Not at all. We generally need more and better modes of interacting with our phones and the apps running on them. You see, there is an upper limit to the physical size of a phone: it needs to fit into your pocket. And there is also a lower limit on the size of an UI element: your fingertip. Increasing the resolution only enables the device to show sharper text and more detailed pictures.
There are many "novel" or "trendy" interaction methods like swiping, pinching, multi-finger dragging, gestures and so on, that are not yet commonly used in mobile phones or mobile apps. Properly used, they can free up screen estate. For example, an app that supports pinching doesn't need on-screen zoom buttons.
Many if not all of these interaction methods can profitably be reserved for the system UI. If you replace the most common system UI functions with gestures, you can remove the status and system bars and free up the top and bottom part of the screen. The Android 2.x swipe-from-the-top action is a good example, as it allows the top status bar to become very narrow. However there is no reason to stop there.
> Android 2.x seeks to minimize the UI impact and it does a nice job of it. A minimal row of buttons
No it doesn't. The iPhone minimizes the UI impact by simply NOT having that row of buttons.
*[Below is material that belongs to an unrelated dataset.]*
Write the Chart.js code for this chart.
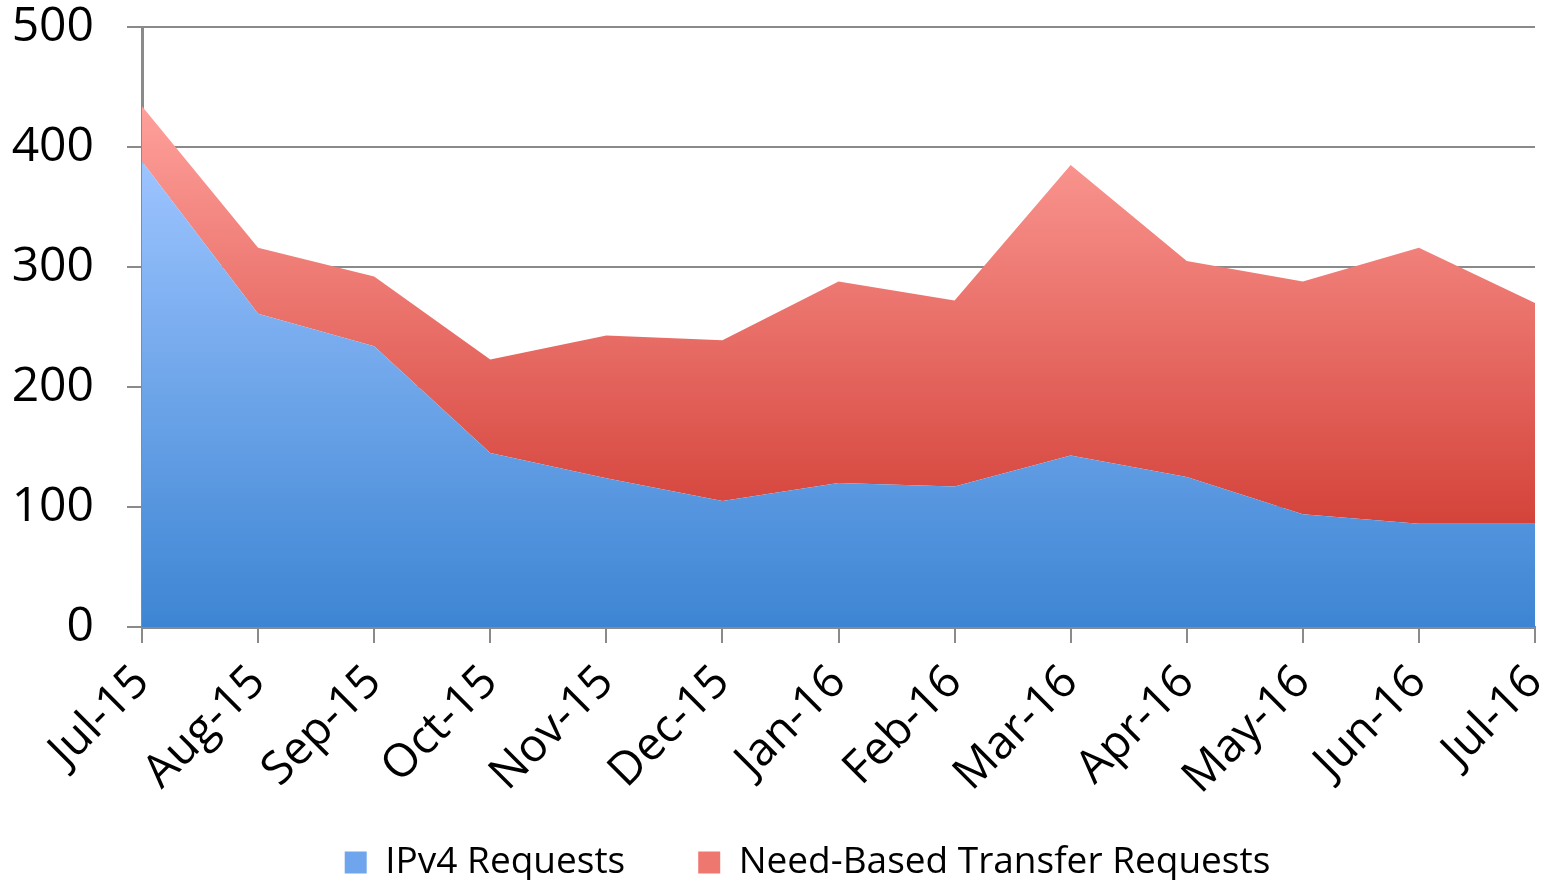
<!DOCTYPE html>
<html lang="en">
<head>
  <meta charset="UTF-8">
  <title>IPv4 and Need-Based Transfer Requests</title>
  <script src="https://cdn.jsdelivr.net/npm/chart.js"></script>
  <style>
    body {
      margin: 0;
      padding: 0;
      background: #fff;
    }
    .chart-box {
      width: 1552px;
      height: 880px;
      position: relative;
    }
  </style>
</head>
<body>
  <div class="chart-box">
    <canvas id="requestsChart"></canvas>
  </div>

  <script>
    const months = ["Jul-15", "Aug-15", "Sep-15", "Oct-15", "Nov-15", "Dec-15", "Jan-16",
                    "Feb-16", "Mar-16", "Apr-16", "May-16", "Jun-16", "Jul-16"];
    const ipv4Requests = [388, 261, 234, 145, 124, 105, 120, 117, 143, 125, 94, 86, 86];
    const transferRequests = [46, 55, 58, 78, 119, 134, 168, 155, 242, 180, 194, 230, 184];
    const yTicks = [0, 100, 200, 300, 400, 500];

    const FONT = "'Open Sans', sans-serif";
    const GRID = "#8a8a8a";

    // vertical gradient from the series' highest value down to its lowest base
    function areaGradient(context, top, bottom, light, dark) {
      const chart = context.chart;
      if (!chart.chartArea) return light;
      const y = chart.scales.y;
      const g = chart.ctx.createLinearGradient(0, y.getPixelForValue(top), 0, y.getPixelForValue(bottom));
      g.addColorStop(0, light);
      g.addColorStop(1, dark);
      return g;
    }

    const totals = ipv4Requests.map((v, i) => v + transferRequests[i]);

    // the x labels need a tall axis box (they get clipped to it), so the legend box
    // is stretched upward over the label area after layout, and moved a little right
    const legendNudge = {
      id: "legendNudge",
      afterLayout(chart) {
        const lg = chart.legend;
        lg.top = 771;
        lg.bottom = chart.height;
        lg.height = lg.bottom - lg.top;
        lg.left += 40;
        lg.right += 40;
      }
    };

    const chart = new Chart(document.getElementById("requestsChart"), {
      type: "line",
      data: {
        labels: months,
        datasets: [
          {
            label: "IPv4 Requests",
            data: ipv4Requests,
            fill: "origin",
            borderWidth: 0,
            pointRadius: 0,
            tension: 0,
            backgroundColor: ctx => areaGradient(ctx, Math.max(...ipv4Requests), 0, "#9dc4ff", "#3d85d3")
          },
          {
            label: "Need-Based Transfer Requests",
            data: transferRequests,
            fill: "-1",
            borderWidth: 0,
            pointRadius: 0,
            tension: 0,
            backgroundColor: ctx => areaGradient(ctx, Math.max(...totals), Math.min(...ipv4Requests), "#ffa09b", "#d4433a")
          }
        ]
      },
      plugins: [legendNudge],
      options: {
        responsive: true,
        maintainAspectRatio: false,
        animation: false,
        layout: { padding: { top: 27, right: 17, left: 0, bottom: 0 } },
        plugins: {
          tooltip: { enabled: false },
          legend: {
            position: "bottom",
            maxHeight: 70,
            labels: {
              font: { family: FONT, size: 37 },
              color: "#000",
              boxWidth: 22,
              boxHeight: 22,
              padding: 73,
              generateLabels: c => c.data.datasets.map((ds, i) => ({
                text: ds.label,
                fillStyle: i === 0 ? "#6fa5ec" : "#ee7870",
                lineWidth: 0,
                strokeStyle: "transparent",
                datasetIndex: i
              }))
            }
          }
        },
        scales: {
          x: {
            offset: false,
            afterFit: s => {
              s.height = 880 - 70 - 627;
              s.paddingLeft = 0;
              s.paddingRight = 0;
            },
            grid: {
              drawOnChartArea: false,
              drawTicks: true,
              tickLength: 16,
              color: GRID,
              lineWidth: 2
            },
            border: { color: GRID, width: 3 },
            ticks: {
              minRotation: 45,
              maxRotation: 45,
              padding: 12,
              color: "#000",
              font: { family: FONT, size: 46 }
            }
          },
          y: {
            stacked: true,
            min: 0,
            max: 500,
            afterBuildTicks: s => { s.ticks = yTicks.map(v => ({ value: v })); },
            afterFit: s => {
              s.width = 142;
              s.paddingTop = 0;
              s.paddingBottom = 0;
            },
            grid: {
              color: GRID,
              lineWidth: 2,
              tickLength: 15
            },
            border: { color: GRID, width: 3 },
            ticks: {
              padding: 33,
              color: "#000",
              font: { family: FONT, size: 48 }
            }
          }
        }
      }
    });
  </script>
</body>
</html>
The Nokia N9 uses swiping creatively to do away with even the physical buttons and touch areas that you find on Androids, iPhones and Windows Phones.
All of these phones, even the N9, still have a slim status area at the top. Jolla's Sailfish aims to do away with even that.
> What Ubuntu-phone is proposing is unintuitive and seeks to infringe on how an app can live on a device. Do. Not. Want.
So you say. Now, in the real world, what Unbuntu proposes is really going to make some if not all of the system areas redundant and give apps more control over the screen real estate.
What is intuitive, by the way? In this context something is intuitive if you can pick it up and use it without training. It's not even remotely synonymous with "whatever I've gotten used to", as you seem to imply.
Have you actually tried a swipe UI? I have been using a swipe-based phone (the aforementioned N9) for a long time now, and it just works. You can either take my word for it, or go and try it yourself before commenting further.